* _SOURCE EXCERPT_
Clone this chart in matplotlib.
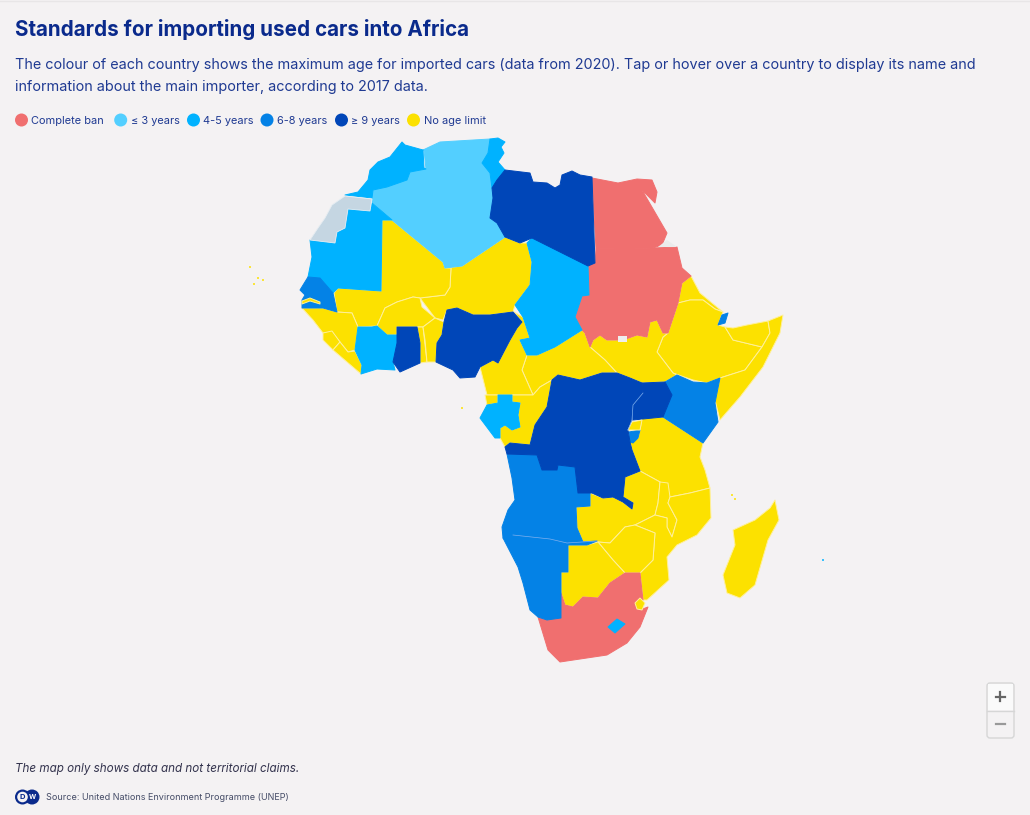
import matplotlib
matplotlib.use("Agg")
import matplotlib.pyplot as plt
from matplotlib.patches import Polygon, FancyBboxPatch, Circle, Rectangle

# legend
categories = ["Complete ban", "≤ 3 years", "4-5 years", "6-8 years", "≥ 9 years", "No age limit"]
cat_colors = ["#f06f6f", "#53cfff", "#00b2ff", "#0482e6", "#0046b8", "#fce100"]

morocco = [(345,195),(358,192),(368,180),(370,170),(378,162),(390,157),(402,142),(405,145),(423,150),(424,168),(426,169),(410,172),(407,180),(387,187),(373,190),(372,198)]
w_sahara = [(345,196),(372,199),(370,211),(348,209),(345,228),(337,232),(335,243),(310,240),(318,228),(325,218),(332,205)]
mauritania = [(348,209),(370,211),(372,203),(392,220),(382,220),(381,291),(338,288),(333,293),(320,278),(308,277),(312,257),(310,240),(335,243),(337,232),(345,228)]
algeria = [(423,150),(440,142),(490,139),(488,153),(482,163),(490,173),(492,188),(497,213),(505,237),(462,266),(445,268),(443,262),(392,220),(372,202),(373,190),(387,187),(407,180),(410,172),(426,169),(424,150)]
tunisia = [(490,139),(498,138),(505,142),(501,147),(504,153),(498,162),(505,170),(497,180),(492,188),(490,173),(482,163),(488,153)]
libya = [(505,170),(530,173),(533,182),(547,183),(555,188),(560,185),(562,175),(572,171),(580,175),(592,177),(595,263),(588,266),(532,238),(520,243),(505,237),(497,223),(490,218),(493,198),(492,188),(497,180)]
niger = [(445,268),(462,266),(505,237),(520,243),(527,243),(532,262),(530,285),(515,305),(513,312),(490,315),(473,315),(457,308),(447,310),(443,320),(435,318),(420,298),(445,295),(450,287),(451,268)]
mali = [(382,220),(392,220),(443,262),(445,268),(451,268),(450,287),(445,295),(420,298),(413,297),(397,302),(385,308),(377,326),(358,327),(352,313),(337,312),(334,293),(338,288),(381,291)]
burkina = [(385,308),(397,302),(413,297),(420,298),(422,307),(435,318),(423,327),(397,327),(397,335),(387,335),(377,326)]
senegal = [(300,290),(308,277),(320,278),(333,293),(337,312),(323,308),(302,308),(302,300),(305,295)]
gambia = [(302,301),(310,298),(320,302),(320,304),(310,301),(302,304)]
guinea = [(302,308),(323,308),(337,312),(352,313),(358,327),(358,330),(355,350),(348,352),(340,342),(332,332),(323,333),(313,320)]
sierra_leone = [(323,333),(332,331),(340,342),(333,350),(323,340)]
liberia = [(333,350),(340,342),(348,352),(355,351),(362,365),(361,374)]
ivory_coast = [(358,327),(372,327),(377,326),(387,335),(397,335),(397,343),(393,362),(395,370),(377,369),(361,374),(362,365),(355,350)]
ghana = [(397,327),(417,327),(420,343),(420,363),(400,372),(393,362),(397,343)]
togo = [(417,327),(423,327),(427,362),(420,363),(420,343)]
benin = [(423,327),(435,318),(444,322),(442,335),(437,343),(436,362),(427,362),(425,340)]
nigeria = [(444,322),(447,310),(457,308),(473,315),(490,315),(513,312),(522,322),(517,328),(510,340),(498,363),(493,360),(480,367),(475,377),(460,378),(453,370),(436,362),(437,343),(442,335)]
chad = [(532,238),(588,265),(589,295),(582,296),(575,317),(582,330),(555,347),(537,355),(527,355),(520,340),(530,338),(523,317),(515,305),(530,285),(532,262),(527,243)]
egypt = [(592,178),(618,183),(637,179),(652,180),(657,192),(655,203),(642,190),(667,233),(662,245),(653,248),(596,249)]
sudan = [(596,249),(653,248),(677,247),(682,268),(691,276),(682,283),(678,303),(668,333),(663,333),(657,320),(650,322),(647,337),(637,335),(623,340),(607,340),(600,335),(593,340),(590,347),(585,333),(582,330),(575,317),(582,296),(589,295),(588,265),(595,263)]
eritrea = [(691,276),(700,293),(723,312),(715,309),(703,300),(690,300),(678,303),(682,283)]
djibouti = [(718,325),(722,315),(728,313),(725,323)]
ethiopia = [(678,303),(690,300),(703,300),(715,309),(723,312),(718,325),(725,327),(733,340),(762,347),(745,370),(723,377),(707,383),(693,380),(673,373),(657,352),(663,337),(668,333)]
somaliland = [(725,327),(733,328),(747,325),(768,321),(770,333),(762,347),(733,340)]
somalia = [(768,321),(783,315),(780,333),(763,367),(740,397),(720,420),(715,400),(720,378),(745,370),(762,347),(770,333)]
s_sudan = [(590,347),(593,340),(600,335),(607,340),(623,340),(637,335),(647,337),(650,322),(657,320),(663,333),(668,333),(663,337),(657,352),(673,373),(677,375),(665,382),(642,383),(630,378),(617,373),(605,360)]
car = [(527,355),(537,355),(555,347),(582,330),(585,333),(590,347),(605,360),(617,373),(602,373),(580,380),(558,375),(552,380),(540,387),(533,395),(522,370)]
cameroon = [(514,312),(523,317),(530,338),(520,340),(527,355),(522,370),(533,395),(487,395),(480,367),(493,360),(498,363),(510,340),(517,328),(522,322)]
eq_guinea = [(485,395),(498,395),(498,403),(487,405)]
gabon = [(498,395),(512,395),(512,402),(520,403),(518,415),(520,427),(512,430),(505,425),(500,428),(500,438),(495,438),(480,418),(487,405),(498,403)]
congo = [(512,395),(533,395),(540,387),(552,380),(547,407),(535,425),(530,445),(510,443),(505,447),(500,438),(500,428),(505,425),(512,430),(520,427),(518,415),(520,403),(512,402)]
drc = [(552,380),(558,375),(580,380),(602,373),(617,373),(630,378),(642,383),(643,393),(633,405),(632,420),(628,430),(630,442),(632,450),(640,471),(625,477),(623,497),(633,503),(632,509),(623,502),(613,497),(603,498),(592,493),(578,493),(575,467),(558,465),(557,470),(542,470),(537,455),(507,454),(505,447),(510,443),(530,445),(535,425),(547,407)]
uganda = [(642,383),(665,382),(672,395),(663,417),(633,420),(633,405),(643,393)]
rwanda = [(628,430),(632,422),(642,420),(640,430)]
burundi = [(629,432),(640,430),(638,438),(633,443),(630,442)]
kenya = [(665,382),(677,375),(693,382),(707,383),(720,378),(715,403),(718,422),(703,443),(663,417),(672,395)]
tanzania = [(642,418),(663,417),(703,443),(700,457),(705,470),(710,488),(690,493),(670,497),(660,482),(640,471),(632,450),(630,442),(638,438),(640,430)]
angola = [(507,454),(537,455),(542,470),(557,470),(558,465),(575,467),(578,493),(590,493),(590,506),(576,507),(577,528),(583,542),(567,543),(550,539),(513,535),(503,538),(502,527),(508,510),(515,500),(512,478)]
namibia = [(503,538),(513,535),(550,539),(567,543),(597,541),(587,545),(568,545),(568,572),(561,572),(561,618),(547,620),(538,617),(530,610),(523,583),(518,567)]
zambia = [(590,493),(603,498),(613,497),(623,502),(632,509),(633,503),(623,497),(625,477),(640,471),(660,482),(658,503),(655,515),(635,525),(625,527),(610,543),(598,542),(583,542),(577,528),(576,507),(590,506)]
malawi = [(660,482),(668,483),(670,497),(668,503),(677,520),(672,537),(667,527),(667,518),(655,515),(658,503)]
mozambique = [(670,497),(690,493),(710,488),(711,518),(697,535),(677,545),(667,557),(669,580),(647,600),(643,600),(640,573),(653,560),(655,533),(635,525),(655,515),(667,518),(667,527),(672,537),(677,520),(668,503)]
zimbabwe = [(610,543),(625,527),(635,525),(655,533),(653,560),(640,573),(625,573),(613,560),(598,542)]
botswana = [(568,545),(587,545),(598,542),(613,560),(625,573),(610,583),(598,598),(583,597),(573,607),(565,605),(561,593),(561,572),(568,572)]
south_africa = [(561,593),(565,605),(573,607),(583,597),(598,598),(610,583),(625,573),(640,573),(643,600),(635,603),(640,610),(648,607),(640,627),(627,643),(607,655),(560,662),(548,650),(538,617),(547,620),(561,618)]
eswatini = [(635,603),(640,598),(645,603),(642,610),(637,609)]
lesotho = [(608,627),(617,619),(625,624),(615,633)]
madagascar = [(775,500),(779,520),(768,540),(755,585),(740,598),(727,593),(723,575),(735,545),(733,530),(755,520),(770,508)]
halaib = [(658,247),(667,240),(677,247)]
abyei = [(618,336),(627,336),(627,342),(618,342)]

# countries by legend class
ban = [egypt, sudan, south_africa]
upto3 = [algeria]
age4_5 = [morocco, mauritania, tunisia, chad, ivory_coast, gabon, lesotho]
age6_8 = [senegal, kenya, angola, namibia, djibouti, burundi]
age9 = [libya, ghana, nigeria, drc, uganda]
no_limit = [niger, mali, burkina, guinea, sierra_leone, liberia, togo, benin, eritrea, ethiopia,
            somaliland, somalia, s_sudan, car, cameroon, eq_guinea, congo, tanzania, zambia, malawi,
            mozambique, zimbabwe, botswana, madagascar]
enclaves = [gambia, eswatini, rwanda]
groups = [no_limit, ban, upto3, age4_5, age6_8, age9, enclaves]
group_colors = ["#fce100", "#f06f6f", "#53cfff", "#00b2ff", "#0482e6", "#0046b8", "#fce100"]

# small islands
island_x = [250, 254, 258, 263, 462, 732, 735, 823]
island_y = [267, 284, 278, 280, 408, 495, 499, 560]
island_c = ["#fce100"] * 7 + ["#00b2ff"]

title = "Standards for importing used cars into Africa"
subtitle = ["The colour of each country shows the maximum age for imported cars (data from 2020). Tap or hover over a country to display its name and",
            "information about the main importer, according to 2017 data."]
note = "The map only shows data and not territorial claims."
source = "Source: United Nations Environment Programme (UNEP)"

bg = "#f4f2f3"
navy = "#0a2a8c"
text_blue = "#1f3a92"
plt.rcParams["font.family"] = ["Inter", "DejaVu Sans"]

fig = plt.figure(figsize=(10.3, 8.15), dpi=100, facecolor=bg)
ax = fig.add_axes([0, 0, 1, 1])
ax.set_xlim(0, 1030)
ax.set_ylim(815, 0)
ax.axis("off")

ax.plot([0, 1030], [0.5, 0.5], color="#e8e6e7", lw=1)

for group, col in zip(groups, group_colors):
    edge = "#fff09a" if col == "#fce100" else col
    for outline in group:
        ax.add_patch(Polygon(outline, closed=True, facecolor=col, edgecolor=edge, lw=0.7, joinstyle="round"))
# thin pale borders where dark countries meet
ax.plot([643, 633, 632, 628], [393, 405, 420, 430], color="#7fb0ee", lw=0.5)
ax.plot([513, 550, 567, 597], [535, 539, 543, 541], color="#7fb0ee", lw=0.5)
ax.add_patch(Polygon(w_sahara, closed=True, facecolor="#c5d6e2", edgecolor="#e6edf2", lw=0.6))
ax.add_patch(Polygon(halaib, closed=True, facecolor="#ebebeb", edgecolor="none"))
ax.add_patch(Polygon(abyei, closed=True, facecolor="#eeeeee", edgecolor="none"))
ax.scatter(island_x, island_y, s=2, c=island_c, linewidths=0)

ax.text(15, 29, title, fontsize=14.85, fontweight="bold", color=navy, va="center", ha="left")
ax.text(15, 64.5, subtitle[0], fontsize=10.39, color=text_blue, va="center", ha="left")
ax.text(15, 86.5, subtitle[1], fontsize=10.39, color=text_blue, va="center", ha="left")

leg_x = [21.5, 120.7, 193.5, 267, 341.5, 413.5]
leg_tx = [31, 131, 203, 277, 351, 424]
for lx, tx, lab, col in zip(leg_x, leg_tx, categories, cat_colors):
    ax.add_patch(Circle((lx, 120), 6.5, facecolor=col, edgecolor="none"))
    ax.text(tx, 120.5, lab, fontsize=7.9, color=text_blue, va="center", ha="left")

# zoom buttons
ax.add_patch(FancyBboxPatch((987, 683), 27, 55, boxstyle="round,pad=0,rounding_size=3", facecolor=bg, edgecolor="#d6d6d6", lw=1))
ax.add_patch(Rectangle((988, 684), 25, 26, facecolor="#fafafa", edgecolor="none"))
ax.plot([987, 1014], [710.5, 710.5], color="#d6d6d6", lw=1)
ax.plot([995.5, 1004.5], [696.5, 696.5], color="#666666", lw=1.6)
ax.plot([1000, 1000], [692, 701], color="#666666", lw=1.6)
ax.plot([995.5, 1004.5], [724, 724], color="#999999", lw=1.6)

ax.text(15, 769, note, fontsize=8.4, style="italic", color="#33334d", va="center", ha="left")

# DW logo
ax.add_patch(Circle((22.5, 797), 7.5, facecolor=navy, edgecolor="none"))
ax.add_patch(Circle((32, 797), 7.5, facecolor=navy, edgecolor="none"))
ax.add_patch(Circle((22.5, 797), 5.3, facecolor=bg, edgecolor="none"))
ax.text(22.5, 797, "D", fontsize=5.5, fontweight="bold", color=navy, va="center", ha="center")
ax.text(32.5, 797, "W", fontsize=5, fontweight="bold", color="white", va="center", ha="center")
ax.text(46, 797, source, fontsize=6.5, color="#444b66", va="center", ha="left")

fig.savefig("out.png", dpi=100, facecolor=bg)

* _EXERCISE_
With all pictures left out, please transcribe exactly the lines from the start of the material through the line with "from matplotlib.patches import".

* _WRITTEN SOLUTION_
Clone this chart in matplotlib.
import matplotlib
matplotlib.use("Agg")
import matplotlib.pyplot as plt
from matplotlib.patches import Polygon, FancyBboxPatch, Circle, Rectangle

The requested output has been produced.